Das Problem lässt sich eigentlich nur durch Verlinkungen lösen. So wird der Verbraucher in die Lage versetzt, sich gerade die Angabe, die er haben möchte, durch einen einfachen Mausklick – den jeder Internetnutzer angesichts der Struktur des Mediums ja beherrschen dürfte – „auf den Schirm zu holen.“
Teilweise wird in der juristischen Literatur die Ansicht vertreten, bestimmte Pflichtangaben dürften verlinkt werden, andere müssten direkt auf der Angebotsseite verfügbar sein. Dieser Unterscheidung kann nicht gefolgt werden. Die Pflichtangaben stehen in keiner besonderen Reihenfolge, es gibt keine besonders wichtigen und weniger wichtigen Angaben; sie sind gleichrangig. Wollte man eine „künstliche“ Unterscheidung einführen, wäre es wieder dem Geschmack des einzelnen Gerichts (oder des Abmahnenden) überlassen, welche Angabe er bevorzugen würde. Das aber führte zu einer kaum akzeptablen Rechtsunsicherheit.

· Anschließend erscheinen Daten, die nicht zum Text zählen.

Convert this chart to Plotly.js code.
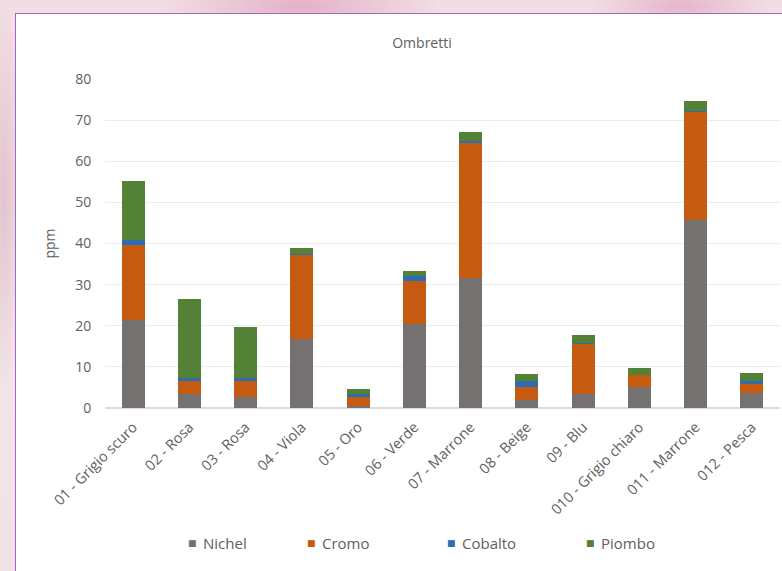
<!DOCTYPE html>
<html>
<head>
<meta charset="utf-8">
<script src="https://cdn.plot.ly/plotly-3.0.1.min.js"></script>
<style>
  html, body { margin: 0; padding: 0; }
  body {
    width: 782px; height: 571px; overflow: hidden; position: relative;
    background:
      radial-gradient(ellipse 140px 30px at 300px 6px, rgba(214,140,170,0.55), rgba(214,140,170,0) 100%),
      radial-gradient(ellipse 90px 25px at 680px 6px, rgba(214,140,170,0.5), rgba(214,140,170,0) 100%),
      radial-gradient(ellipse 20px 200px at 4px 200px, rgba(200,150,170,0.45), rgba(200,150,170,0) 100%),
      linear-gradient(180deg, #f2dde4 0%, #f5e8ec 40%, #efe3e7 100%);
  }
  #box {
    position: absolute; left: 15px; top: 13px; width: 820px; height: 620px;
    background: #ffffff; border: 1.5px solid #a563c4; box-sizing: border-box;
  }
  #chart { position: absolute; left: 0; top: 0; width: 782px; height: 571px; }
</style>
</head>
<body>
<div id="box"></div>
<div id="chart"></div>
<script>
const categories = ["01 - Grigio scuro", "02 - Rosa", "03 - Rosa", "04 - Viola", "05 - Oro", "06 - Verde",
                    "07 - Marrone", "08 - Beige", "09 - Blu", "010 - Grigio chiaro", "011 - Marrone", "012 - Pesca"];
const nichel  = [21.3, 3.4, 2.7, 16.7, 0.6, 20.4, 31.6, 2.0, 3.4, 5.0, 45.6, 3.7];
const cromo   = [18.3, 3.1, 3.8, 20.4, 2.0, 10.5, 32.8, 3.2, 12.1, 3.0, 26.3, 2.1];
const cobalto = [1.2, 0.8, 0.8, 0.3, 0.8, 1.1, 0.5, 1.3, 0.2, 0.1, 0.3, 0.8];
const piombo  = [14.4, 19.2, 12.3, 1.6, 1.2, 1.4, 2.3, 1.8, 2.1, 1.6, 2.4, 1.8];
const seriesNames = ["Nichel", "Cromo", "Cobalto", "Piombo"];
const seriesColors = ["#767171", "#C55A11", "#2E6DB4", "#538135"];
const yTicks = [0, 10, 20, 30, 40, 50, 60, 70, 80];

const seriesValues = [nichel, cromo, cobalto, piombo];
const traces = seriesValues.map((vals, i) => ({
  type: 'bar', x: categories, y: vals, name: seriesNames[i],
  marker: { color: seriesColors[i], line: { width: 0 } },
  showlegend: false, hoverinfo: 'x+y+name'
}));

const W = 782, H = 571;
const L = 105, R = 2, T = 79, B = 163;
const pw = W - L - R, ph = H - T - B;
const px = v => (v - L) / pw;
const py = v => (H - B - v) / ph;
const textColor = '#606060';

const legendSquareX = [192, 311, 451, 590];
const legendY = 543;
const annotations = [];
seriesNames.forEach((n, i) => {
  annotations.push({
    xref: 'paper', yref: 'paper', x: px(legendSquareX[i]), y: py(legendY),
    text: '■', showarrow: false, xanchor: 'center', yanchor: 'middle',
    font: { family: 'DejaVu Sans', size: 9, color: seriesColors[i] }
  });
  annotations.push({
    xref: 'paper', yref: 'paper', x: px(legendSquareX[i] + 9), y: py(legendY),
    text: n, showarrow: false, xanchor: 'left', yanchor: 'middle',
    font: { family: 'Open Sans', size: 15, color: textColor }
  });
});

const layout = {
  width: W, height: H,
  paper_bgcolor: 'rgba(0,0,0,0)', plot_bgcolor: 'rgba(0,0,0,0)',
  margin: { l: L, r: R, t: T, b: B, pad: 0 },
  barmode: 'stack', bargap: 0.59,
  font: { family: 'Open Sans', size: 13, color: textColor },
  title: { text: 'Ombretti', x: 422 / W, xanchor: 'center', y: 1 - 43 / H, yanchor: 'middle',
           font: { family: 'Open Sans', size: 14, color: textColor } },
  xaxis: {
    type: 'category', tickangle: -45, showgrid: false, zeroline: false,
    showline: false, ticks: 'outside', ticklen: 4, tickcolor: 'rgba(0,0,0,0)',
    tickfont: { family: 'Open Sans', size: 14.5, color: textColor }, automargin: false
  },
  yaxis: {
    range: [0, 80], tickvals: yTicks, ticktext: yTicks.map(String),
    showgrid: true, gridcolor: '#ececec', gridwidth: 1.2,
    zeroline: true, zerolinecolor: '#dcdcdc', zerolinewidth: 1.2,
    showline: false, ticks: 'outside', ticklen: 10, tickcolor: 'rgba(0,0,0,0)',
    tickfont: { family: 'Open Sans', size: 14, color: textColor },
    title: { text: 'ppm', standoff: 16, font: { family: 'Open Sans', size: 14, color: textColor } },
    automargin: false
  },
  annotations: annotations,
  showlegend: false
};

Plotly.newPlot('chart', traces, layout, { displayModeBar: false, staticPlot: true });
</script>
</body>
</html>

Natürlich sind solche Urteile, in denen es im Wesentlichen um Fragen der konkreten Gestaltung einer konkreten Internetseite geht, nur schwer zu verallgemeinern. Selten sind zwei Fälle hier komplett vergleichbar. Dennoch ist es erfreulich, dass das LG Traunstein einer eher liberalen und – unseres Erachtens – praxisgerechten Ansicht stattgegeben hat. Links entsprechen der Natur des Internets. Die Nutzer wissen damit umzugehen und nur durch Links lassen sich die vielen erforderlichen Pflichtangaben sinnvoll strukturieren.